Faculdades não podem ignorar a importância do Direito do Consumidor
17 de outubro de 2018, 10h22
Do toque matinal do despertador até os últimos minutos da noite, realizamos, mesmo sem notar, inúmeros atos de consumo. Exercitamos a condição de consumidor ao longo do dia: compra do pão na padaria, transporte coletivo ou individual, consumo de água, energia elétrica, telefonia, abastecimento do veículo, serviços de acesso à internet, uso de smartphone e suas funcionalidades, serviços bancários, compras no supermercado etc.
É possível contar e concluir que, num único dia, exercemos direitos como consumidores, no mínimo, em dez ocasiões diferentes. Multiplique-se o número por cem milhões — aproximadamente metade da população brasileira — e chega-se a um bilhão de atos de consumo por dia no Brasil.
Kennedy estava certo e, com o correr dos anos, sua assertiva ganha dimensão diferenciada num mundo cada vez mais capitalista e consumista. Os conflitos com os fornecedores são inevitáveis e frequentes. Ainda que pequeno percentual do número de lesões chegue ao Poder Judiciário, é inevitável haver grande demanda e exigência de profissionais do Direito para lidar com a área. Os números divulgados pelo Conselho Nacional de Justiça indicam que o tema Direito do Consumidor está entre os mais demandados na Justiça estadual.
O último relatório Justiça em Números do CNJ aponta o Direito do Consumidor como o segundo tema mais questionado na Justiça estadual e o primeiro nos juizados especiais dos estados. Em contraste, a disciplina Direito do Consumidor, apenas em minoria das faculdades de Direito, é matéria obrigatória.

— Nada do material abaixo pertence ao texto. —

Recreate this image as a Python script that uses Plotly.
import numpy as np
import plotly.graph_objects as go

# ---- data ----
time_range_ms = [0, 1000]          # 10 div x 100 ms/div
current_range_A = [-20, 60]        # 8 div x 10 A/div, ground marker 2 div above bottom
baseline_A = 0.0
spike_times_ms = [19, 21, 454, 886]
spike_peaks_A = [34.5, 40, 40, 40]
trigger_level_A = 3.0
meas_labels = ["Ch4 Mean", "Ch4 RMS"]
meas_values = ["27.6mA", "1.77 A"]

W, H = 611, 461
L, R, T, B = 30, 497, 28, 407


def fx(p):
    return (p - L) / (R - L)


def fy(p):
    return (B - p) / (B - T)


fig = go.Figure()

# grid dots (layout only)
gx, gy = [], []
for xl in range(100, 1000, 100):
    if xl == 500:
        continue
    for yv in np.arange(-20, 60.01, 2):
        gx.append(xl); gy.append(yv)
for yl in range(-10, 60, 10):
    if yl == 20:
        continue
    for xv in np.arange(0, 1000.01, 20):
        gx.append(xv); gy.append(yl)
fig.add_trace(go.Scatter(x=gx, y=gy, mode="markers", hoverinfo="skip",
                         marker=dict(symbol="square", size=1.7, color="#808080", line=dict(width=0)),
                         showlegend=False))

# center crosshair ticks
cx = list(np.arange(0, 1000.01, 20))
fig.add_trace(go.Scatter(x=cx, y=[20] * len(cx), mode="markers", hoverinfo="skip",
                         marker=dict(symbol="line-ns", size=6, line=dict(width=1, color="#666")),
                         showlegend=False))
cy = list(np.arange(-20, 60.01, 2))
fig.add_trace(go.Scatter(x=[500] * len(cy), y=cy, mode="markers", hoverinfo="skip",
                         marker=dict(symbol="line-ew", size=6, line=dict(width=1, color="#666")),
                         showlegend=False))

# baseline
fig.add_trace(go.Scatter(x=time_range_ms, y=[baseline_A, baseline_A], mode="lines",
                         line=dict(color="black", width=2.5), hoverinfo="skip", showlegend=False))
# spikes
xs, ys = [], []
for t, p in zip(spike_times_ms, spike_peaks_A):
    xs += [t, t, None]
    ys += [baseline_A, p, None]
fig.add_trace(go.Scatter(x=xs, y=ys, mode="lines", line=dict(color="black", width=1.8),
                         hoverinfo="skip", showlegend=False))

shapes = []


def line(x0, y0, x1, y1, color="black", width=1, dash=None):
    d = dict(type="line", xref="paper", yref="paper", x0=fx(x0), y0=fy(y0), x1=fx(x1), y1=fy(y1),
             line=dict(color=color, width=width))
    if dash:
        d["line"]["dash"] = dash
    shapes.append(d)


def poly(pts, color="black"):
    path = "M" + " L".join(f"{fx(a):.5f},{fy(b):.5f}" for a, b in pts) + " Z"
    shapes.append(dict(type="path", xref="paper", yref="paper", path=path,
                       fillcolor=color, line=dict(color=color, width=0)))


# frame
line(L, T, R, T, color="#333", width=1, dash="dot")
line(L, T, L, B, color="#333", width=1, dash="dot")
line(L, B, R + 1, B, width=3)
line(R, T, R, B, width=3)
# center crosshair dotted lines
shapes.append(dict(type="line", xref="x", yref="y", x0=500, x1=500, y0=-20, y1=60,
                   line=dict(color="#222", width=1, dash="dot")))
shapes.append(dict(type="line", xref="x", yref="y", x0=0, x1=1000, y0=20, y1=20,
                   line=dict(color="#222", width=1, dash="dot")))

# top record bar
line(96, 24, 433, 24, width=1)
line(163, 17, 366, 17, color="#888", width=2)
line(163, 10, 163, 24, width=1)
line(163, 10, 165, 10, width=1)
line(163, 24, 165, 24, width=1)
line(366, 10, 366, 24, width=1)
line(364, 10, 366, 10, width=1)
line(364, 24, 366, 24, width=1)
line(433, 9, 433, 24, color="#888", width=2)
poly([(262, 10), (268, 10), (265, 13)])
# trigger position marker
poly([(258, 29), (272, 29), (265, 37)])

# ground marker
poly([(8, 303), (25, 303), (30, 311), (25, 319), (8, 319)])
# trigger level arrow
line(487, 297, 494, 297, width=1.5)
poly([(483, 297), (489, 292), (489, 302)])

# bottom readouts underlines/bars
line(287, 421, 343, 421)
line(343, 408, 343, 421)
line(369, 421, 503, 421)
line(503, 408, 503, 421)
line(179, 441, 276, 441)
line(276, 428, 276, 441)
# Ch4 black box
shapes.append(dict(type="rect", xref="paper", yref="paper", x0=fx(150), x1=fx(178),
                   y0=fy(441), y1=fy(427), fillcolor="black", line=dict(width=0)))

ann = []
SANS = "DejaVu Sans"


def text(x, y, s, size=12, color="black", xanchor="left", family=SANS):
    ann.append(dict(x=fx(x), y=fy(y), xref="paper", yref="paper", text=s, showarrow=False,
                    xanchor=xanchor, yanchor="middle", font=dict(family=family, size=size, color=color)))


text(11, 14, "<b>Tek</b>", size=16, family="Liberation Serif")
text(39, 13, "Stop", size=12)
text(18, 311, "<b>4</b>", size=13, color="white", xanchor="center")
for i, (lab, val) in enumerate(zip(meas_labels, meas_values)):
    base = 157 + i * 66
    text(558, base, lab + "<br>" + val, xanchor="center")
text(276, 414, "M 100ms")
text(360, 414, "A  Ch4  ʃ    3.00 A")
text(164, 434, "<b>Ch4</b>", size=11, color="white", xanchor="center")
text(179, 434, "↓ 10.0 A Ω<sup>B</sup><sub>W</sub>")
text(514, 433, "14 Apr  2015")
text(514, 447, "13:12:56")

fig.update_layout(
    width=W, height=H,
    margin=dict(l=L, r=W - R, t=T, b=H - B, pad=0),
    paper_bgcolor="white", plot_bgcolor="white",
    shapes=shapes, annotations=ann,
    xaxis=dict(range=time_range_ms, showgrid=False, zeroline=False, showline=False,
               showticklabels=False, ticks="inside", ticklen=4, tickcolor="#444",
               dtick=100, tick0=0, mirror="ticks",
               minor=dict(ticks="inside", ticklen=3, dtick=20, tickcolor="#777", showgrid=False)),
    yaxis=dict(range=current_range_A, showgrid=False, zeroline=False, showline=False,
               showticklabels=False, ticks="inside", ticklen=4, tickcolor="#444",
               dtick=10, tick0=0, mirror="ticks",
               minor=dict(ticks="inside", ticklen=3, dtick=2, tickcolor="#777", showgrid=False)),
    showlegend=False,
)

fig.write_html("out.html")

O Ministério da Educação ainda não percebeu a importância de oferecer a disciplina Direito do Consumidor nas grades curriculares. Ignora as estatísticas do CNJ: a matéria não está entre as disciplinas obrigatórias indicadas pelo MEC.

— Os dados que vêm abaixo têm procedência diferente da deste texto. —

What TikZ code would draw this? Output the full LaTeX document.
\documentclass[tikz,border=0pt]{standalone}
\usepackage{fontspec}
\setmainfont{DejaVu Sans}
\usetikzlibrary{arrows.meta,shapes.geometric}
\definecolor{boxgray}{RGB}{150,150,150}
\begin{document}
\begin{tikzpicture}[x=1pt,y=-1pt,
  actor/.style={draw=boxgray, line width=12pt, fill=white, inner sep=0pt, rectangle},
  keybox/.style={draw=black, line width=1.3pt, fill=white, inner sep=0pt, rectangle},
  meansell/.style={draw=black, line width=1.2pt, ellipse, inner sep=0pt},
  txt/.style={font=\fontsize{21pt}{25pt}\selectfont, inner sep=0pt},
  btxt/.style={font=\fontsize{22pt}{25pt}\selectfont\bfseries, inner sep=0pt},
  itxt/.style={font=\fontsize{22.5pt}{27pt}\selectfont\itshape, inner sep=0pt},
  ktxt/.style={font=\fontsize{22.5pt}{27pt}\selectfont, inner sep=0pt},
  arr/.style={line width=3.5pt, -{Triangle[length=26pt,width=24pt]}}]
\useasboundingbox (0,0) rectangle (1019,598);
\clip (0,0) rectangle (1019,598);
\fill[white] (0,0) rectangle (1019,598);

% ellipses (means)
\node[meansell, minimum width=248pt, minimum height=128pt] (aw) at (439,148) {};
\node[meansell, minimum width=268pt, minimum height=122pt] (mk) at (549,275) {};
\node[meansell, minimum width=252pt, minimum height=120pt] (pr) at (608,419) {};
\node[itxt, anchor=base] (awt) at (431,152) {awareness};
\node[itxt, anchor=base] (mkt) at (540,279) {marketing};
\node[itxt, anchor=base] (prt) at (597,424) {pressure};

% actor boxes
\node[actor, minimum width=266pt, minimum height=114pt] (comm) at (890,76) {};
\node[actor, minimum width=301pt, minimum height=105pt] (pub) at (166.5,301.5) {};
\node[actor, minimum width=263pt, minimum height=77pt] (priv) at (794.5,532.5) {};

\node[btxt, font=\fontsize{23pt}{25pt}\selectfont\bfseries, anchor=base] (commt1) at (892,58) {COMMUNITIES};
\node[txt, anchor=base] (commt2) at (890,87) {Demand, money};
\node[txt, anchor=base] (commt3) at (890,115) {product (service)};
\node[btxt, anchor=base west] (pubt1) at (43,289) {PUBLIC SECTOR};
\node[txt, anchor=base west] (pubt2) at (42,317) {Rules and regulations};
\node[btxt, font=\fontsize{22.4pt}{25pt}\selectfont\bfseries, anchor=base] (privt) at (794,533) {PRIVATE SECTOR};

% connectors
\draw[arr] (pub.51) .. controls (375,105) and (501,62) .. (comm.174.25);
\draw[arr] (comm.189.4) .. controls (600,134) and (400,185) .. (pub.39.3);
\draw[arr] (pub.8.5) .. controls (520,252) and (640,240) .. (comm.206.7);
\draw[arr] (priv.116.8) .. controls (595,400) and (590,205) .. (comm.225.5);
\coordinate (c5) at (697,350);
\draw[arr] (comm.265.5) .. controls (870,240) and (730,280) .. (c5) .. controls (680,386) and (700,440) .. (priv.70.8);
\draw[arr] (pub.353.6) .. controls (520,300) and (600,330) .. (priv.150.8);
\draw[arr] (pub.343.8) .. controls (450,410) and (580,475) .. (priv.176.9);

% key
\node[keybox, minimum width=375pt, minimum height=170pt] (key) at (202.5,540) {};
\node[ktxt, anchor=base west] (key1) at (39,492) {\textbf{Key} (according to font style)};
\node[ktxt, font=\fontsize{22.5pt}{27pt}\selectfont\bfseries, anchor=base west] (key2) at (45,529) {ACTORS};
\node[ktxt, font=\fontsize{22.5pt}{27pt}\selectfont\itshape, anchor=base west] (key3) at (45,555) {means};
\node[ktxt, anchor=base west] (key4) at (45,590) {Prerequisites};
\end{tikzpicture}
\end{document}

Se é possível afirmar que um dos objetivos das faculdades de Direito é preparar o estudante para a vida real, é necessário — fundamental — diminuir a distância entre as diretrizes curriculares nacionais do curso de Direito e as habilidades exigidas pelo mercado.

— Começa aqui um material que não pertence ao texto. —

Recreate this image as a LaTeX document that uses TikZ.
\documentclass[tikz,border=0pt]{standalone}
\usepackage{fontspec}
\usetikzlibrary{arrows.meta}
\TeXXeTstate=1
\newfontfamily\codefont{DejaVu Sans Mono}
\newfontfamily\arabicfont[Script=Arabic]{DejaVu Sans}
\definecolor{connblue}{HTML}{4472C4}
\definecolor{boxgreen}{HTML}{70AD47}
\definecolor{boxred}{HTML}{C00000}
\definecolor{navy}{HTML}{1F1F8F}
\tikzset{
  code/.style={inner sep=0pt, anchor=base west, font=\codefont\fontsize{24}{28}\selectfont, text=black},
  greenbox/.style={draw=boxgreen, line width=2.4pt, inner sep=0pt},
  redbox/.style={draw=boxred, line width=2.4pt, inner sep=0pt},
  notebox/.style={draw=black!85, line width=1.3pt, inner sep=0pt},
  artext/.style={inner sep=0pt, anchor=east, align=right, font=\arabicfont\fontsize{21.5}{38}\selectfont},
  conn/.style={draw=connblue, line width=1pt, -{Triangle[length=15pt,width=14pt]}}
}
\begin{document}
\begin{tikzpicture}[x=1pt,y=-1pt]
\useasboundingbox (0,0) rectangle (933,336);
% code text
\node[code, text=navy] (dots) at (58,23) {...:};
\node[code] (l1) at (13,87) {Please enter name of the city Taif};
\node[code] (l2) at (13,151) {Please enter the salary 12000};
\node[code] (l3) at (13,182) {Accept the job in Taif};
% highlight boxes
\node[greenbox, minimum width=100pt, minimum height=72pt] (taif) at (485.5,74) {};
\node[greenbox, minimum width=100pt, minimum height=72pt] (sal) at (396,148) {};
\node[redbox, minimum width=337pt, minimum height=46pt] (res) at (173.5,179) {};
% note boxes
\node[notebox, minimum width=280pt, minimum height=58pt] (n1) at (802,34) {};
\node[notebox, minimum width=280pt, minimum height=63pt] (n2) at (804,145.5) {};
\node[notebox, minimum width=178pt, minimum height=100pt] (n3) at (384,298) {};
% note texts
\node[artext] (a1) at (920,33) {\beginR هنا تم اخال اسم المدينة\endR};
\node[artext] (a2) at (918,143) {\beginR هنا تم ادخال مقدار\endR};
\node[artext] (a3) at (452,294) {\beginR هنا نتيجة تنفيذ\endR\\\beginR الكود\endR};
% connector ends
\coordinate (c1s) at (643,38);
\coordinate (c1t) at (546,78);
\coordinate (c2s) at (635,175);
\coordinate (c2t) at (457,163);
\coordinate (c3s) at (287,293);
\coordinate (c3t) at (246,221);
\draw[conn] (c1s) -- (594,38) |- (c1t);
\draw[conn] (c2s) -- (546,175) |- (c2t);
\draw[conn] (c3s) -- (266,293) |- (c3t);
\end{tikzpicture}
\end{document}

A Lei 9.131/1995 dispõe que incumbe à Câmara de Educação Superior a análise e decisão referente às diretrizes curriculares propostas pelo Ministério da Educação para os cursos de graduação. No uso de tal atribuição, foi editada, em 29 de setembro de 2004, a Resolução 9, pela Câmara de Educação Superior do Ministério da Educação. Foram estabelecidos os seguintes eixos de formação: 1) eixo de formação fundamental; 2) eixo de formação profissional; 3) eixo de formação prática.
O eixo de formação profissional é justamente o que abrange enfoque dogmático obrigatório dos diversos ramos do Direito “e sua aplicação às mudanças sociais, econômicas, políticas e culturais do Brasil e suas relações internacionais”. São considerados conteúdo essenciais e obrigatórios: Direito Constitucional, Direito Administrativo, Direito Tributário, Direito Penal, Direito Civil, Direito Empresarial, Direito do Trabalho, Direito Internacional e Direito Processual. A disciplina Direito do Consumidor, como se observa, não integra o conteúdo obrigatório dos cursos de Direito.
De outro lado, poucas faculdades, no espaço de liberdade que possuem na definição da grade curricular, dão relevância adequada à disciplina. Em muitos estabelecimentos, apesar da eloquência dos números divulgados pelos CNJ e a maioridade do Código de Defesa do Consumidor, ela é simplesmente ignorada.
É verdade que o curso de graduação deve preparar o aluno mais para conhecer o método de resolução de questões jurídicas do que ter contato com absolutamente todas as áreas do Direito. Nesse raciocínio, o conhecimento abrangente dos ramos não seria necessário nem tão importante. Todavia, na definição das disciplinas obrigatórias não se deve desconsiderar as modificações e dinâmicas do mundo real. Não dá para conceber cursos jurídicos que, em dissintonia com a realidade, simplesmente não percebem a dimensão do consumo e do Direito do Consumidor no terceiro milênio.